## begin Dataset entries
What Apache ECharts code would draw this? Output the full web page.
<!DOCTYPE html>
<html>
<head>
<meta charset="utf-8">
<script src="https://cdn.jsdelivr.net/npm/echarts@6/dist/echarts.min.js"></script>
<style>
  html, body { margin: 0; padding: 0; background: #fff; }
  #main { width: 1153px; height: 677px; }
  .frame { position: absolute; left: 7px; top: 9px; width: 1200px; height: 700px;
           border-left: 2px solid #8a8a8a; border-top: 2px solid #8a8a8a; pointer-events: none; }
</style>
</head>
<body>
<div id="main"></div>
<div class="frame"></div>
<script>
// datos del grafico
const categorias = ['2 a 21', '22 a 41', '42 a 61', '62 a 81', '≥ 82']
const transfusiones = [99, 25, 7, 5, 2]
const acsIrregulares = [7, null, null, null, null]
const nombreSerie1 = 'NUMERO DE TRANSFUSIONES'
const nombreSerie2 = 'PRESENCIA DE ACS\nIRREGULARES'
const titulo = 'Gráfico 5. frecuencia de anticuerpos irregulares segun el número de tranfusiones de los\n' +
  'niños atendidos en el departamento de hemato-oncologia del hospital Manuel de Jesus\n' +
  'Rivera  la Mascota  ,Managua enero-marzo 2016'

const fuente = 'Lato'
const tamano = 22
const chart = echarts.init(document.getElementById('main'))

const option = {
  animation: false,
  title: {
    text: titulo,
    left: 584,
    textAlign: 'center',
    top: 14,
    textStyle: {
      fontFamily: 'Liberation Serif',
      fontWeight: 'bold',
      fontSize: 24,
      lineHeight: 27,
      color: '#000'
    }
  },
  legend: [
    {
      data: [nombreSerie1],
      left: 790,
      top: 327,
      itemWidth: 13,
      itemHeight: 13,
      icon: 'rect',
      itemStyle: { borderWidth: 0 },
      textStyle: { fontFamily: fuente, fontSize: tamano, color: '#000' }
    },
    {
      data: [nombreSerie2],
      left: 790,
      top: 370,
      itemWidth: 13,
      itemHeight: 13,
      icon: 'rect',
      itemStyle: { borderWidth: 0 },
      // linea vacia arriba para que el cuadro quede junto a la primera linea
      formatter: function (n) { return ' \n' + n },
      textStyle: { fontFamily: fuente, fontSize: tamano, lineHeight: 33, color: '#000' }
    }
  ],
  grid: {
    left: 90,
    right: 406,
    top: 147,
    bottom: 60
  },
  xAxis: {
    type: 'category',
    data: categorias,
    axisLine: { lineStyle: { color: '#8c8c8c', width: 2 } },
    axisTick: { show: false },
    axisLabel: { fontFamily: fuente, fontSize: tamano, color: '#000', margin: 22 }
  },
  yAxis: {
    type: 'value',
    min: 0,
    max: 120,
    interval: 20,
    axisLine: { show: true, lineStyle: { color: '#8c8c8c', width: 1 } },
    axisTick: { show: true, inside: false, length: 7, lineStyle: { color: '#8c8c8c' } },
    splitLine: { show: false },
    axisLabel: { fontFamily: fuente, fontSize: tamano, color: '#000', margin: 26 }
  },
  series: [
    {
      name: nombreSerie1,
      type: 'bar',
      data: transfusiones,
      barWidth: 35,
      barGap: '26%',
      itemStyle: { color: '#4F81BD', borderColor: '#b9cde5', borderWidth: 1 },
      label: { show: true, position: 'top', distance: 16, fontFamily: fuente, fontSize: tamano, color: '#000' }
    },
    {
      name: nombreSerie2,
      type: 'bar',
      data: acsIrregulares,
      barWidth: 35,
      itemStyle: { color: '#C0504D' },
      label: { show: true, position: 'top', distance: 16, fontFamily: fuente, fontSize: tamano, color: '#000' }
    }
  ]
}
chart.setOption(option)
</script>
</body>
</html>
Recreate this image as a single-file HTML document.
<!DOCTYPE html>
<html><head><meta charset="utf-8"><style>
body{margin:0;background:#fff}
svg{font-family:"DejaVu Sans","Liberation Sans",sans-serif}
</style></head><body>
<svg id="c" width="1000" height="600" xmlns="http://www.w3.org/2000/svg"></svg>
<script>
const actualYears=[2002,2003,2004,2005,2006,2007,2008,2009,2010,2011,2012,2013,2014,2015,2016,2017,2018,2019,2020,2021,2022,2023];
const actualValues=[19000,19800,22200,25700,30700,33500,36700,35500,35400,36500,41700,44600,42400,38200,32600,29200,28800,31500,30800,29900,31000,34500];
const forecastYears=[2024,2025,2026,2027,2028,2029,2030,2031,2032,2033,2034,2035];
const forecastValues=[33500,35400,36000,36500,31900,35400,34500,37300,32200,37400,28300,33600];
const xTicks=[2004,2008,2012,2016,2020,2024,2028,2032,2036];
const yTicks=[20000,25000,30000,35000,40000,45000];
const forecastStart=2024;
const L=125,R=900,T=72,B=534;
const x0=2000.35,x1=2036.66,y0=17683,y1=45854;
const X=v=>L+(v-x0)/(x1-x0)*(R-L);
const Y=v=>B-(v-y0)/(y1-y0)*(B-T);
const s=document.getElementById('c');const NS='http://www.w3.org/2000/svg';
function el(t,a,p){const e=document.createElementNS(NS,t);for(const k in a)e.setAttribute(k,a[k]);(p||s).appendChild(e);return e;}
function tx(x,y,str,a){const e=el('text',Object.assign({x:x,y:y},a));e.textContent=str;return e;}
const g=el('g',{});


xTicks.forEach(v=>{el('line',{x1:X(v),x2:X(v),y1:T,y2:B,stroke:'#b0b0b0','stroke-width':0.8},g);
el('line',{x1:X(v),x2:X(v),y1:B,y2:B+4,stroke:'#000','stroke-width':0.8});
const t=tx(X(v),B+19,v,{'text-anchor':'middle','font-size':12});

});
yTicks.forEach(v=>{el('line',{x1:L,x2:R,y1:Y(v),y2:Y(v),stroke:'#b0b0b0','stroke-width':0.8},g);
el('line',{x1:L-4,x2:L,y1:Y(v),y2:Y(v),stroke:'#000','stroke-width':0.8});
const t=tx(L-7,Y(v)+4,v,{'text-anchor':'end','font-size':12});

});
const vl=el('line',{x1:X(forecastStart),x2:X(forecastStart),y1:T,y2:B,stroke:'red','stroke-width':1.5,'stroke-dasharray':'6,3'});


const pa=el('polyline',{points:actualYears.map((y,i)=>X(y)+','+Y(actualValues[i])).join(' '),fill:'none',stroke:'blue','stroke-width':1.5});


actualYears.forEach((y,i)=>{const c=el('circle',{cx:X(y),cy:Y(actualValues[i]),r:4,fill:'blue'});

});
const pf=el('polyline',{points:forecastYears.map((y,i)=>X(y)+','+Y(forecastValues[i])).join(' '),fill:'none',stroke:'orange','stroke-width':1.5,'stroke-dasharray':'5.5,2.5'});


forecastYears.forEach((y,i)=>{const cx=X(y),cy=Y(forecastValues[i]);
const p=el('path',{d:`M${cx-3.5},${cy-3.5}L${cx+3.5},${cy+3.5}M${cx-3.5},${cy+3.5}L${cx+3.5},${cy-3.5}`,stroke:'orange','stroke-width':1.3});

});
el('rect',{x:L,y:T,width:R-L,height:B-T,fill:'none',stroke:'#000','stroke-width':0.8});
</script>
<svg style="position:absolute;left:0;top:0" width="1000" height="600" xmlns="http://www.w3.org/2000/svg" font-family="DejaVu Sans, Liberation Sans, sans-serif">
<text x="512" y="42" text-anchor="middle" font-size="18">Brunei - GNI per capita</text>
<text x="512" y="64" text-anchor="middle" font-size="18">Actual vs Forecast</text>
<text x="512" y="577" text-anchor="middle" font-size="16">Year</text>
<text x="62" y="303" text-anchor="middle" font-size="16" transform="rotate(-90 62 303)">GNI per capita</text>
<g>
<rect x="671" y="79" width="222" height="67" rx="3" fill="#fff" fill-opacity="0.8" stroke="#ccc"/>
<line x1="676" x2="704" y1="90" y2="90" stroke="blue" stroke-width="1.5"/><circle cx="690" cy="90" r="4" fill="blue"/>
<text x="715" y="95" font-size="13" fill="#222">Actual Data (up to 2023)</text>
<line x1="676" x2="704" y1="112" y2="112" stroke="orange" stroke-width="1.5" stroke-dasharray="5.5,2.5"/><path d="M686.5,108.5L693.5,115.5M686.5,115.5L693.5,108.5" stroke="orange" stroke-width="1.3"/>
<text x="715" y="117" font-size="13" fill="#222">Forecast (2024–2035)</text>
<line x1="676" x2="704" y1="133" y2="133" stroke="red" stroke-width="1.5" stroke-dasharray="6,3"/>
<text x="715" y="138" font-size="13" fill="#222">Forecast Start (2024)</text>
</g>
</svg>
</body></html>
## end Dataset entries
> _Instruction_:
Restate, word for word and with nothing added, the lines from the first line of the listing through the one where "const chart = echarts.init(document.getElementById('main'))" stands.

> _Task result_:
What Apache ECharts code would draw this? Output the full web page.
<!DOCTYPE html>
<html>
<head>
<meta charset="utf-8">
<script src="https://cdn.jsdelivr.net/npm/echarts@6/dist/echarts.min.js"></script>
<style>
  html, body { margin: 0; padding: 0; background: #fff; }
  #main { width: 1153px; height: 677px; }
  .frame { position: absolute; left: 7px; top: 9px; width: 1200px; height: 700px;
           border-left: 2px solid #8a8a8a; border-top: 2px solid #8a8a8a; pointer-events: none; }
</style>
</head>
<body>
<div id="main"></div>
<div class="frame"></div>
<script>
// datos del grafico
const categorias = ['2 a 21', '22 a 41', '42 a 61', '62 a 81', '≥ 82']
const transfusiones = [99, 25, 7, 5, 2]
const acsIrregulares = [7, null, null, null, null]
const nombreSerie1 = 'NUMERO DE TRANSFUSIONES'
const nombreSerie2 = 'PRESENCIA DE ACS\nIRREGULARES'
const titulo = 'Gráfico 5. frecuencia de anticuerpos irregulares segun el número de tranfusiones de los\n' +
  'niños atendidos en el departamento de hemato-oncologia del hospital Manuel de Jesus\n' +
  'Rivera  la Mascota  ,Managua enero-marzo 2016'

const fuente = 'Lato'
const tamano = 22
const chart = echarts.init(document.getElementById('main'))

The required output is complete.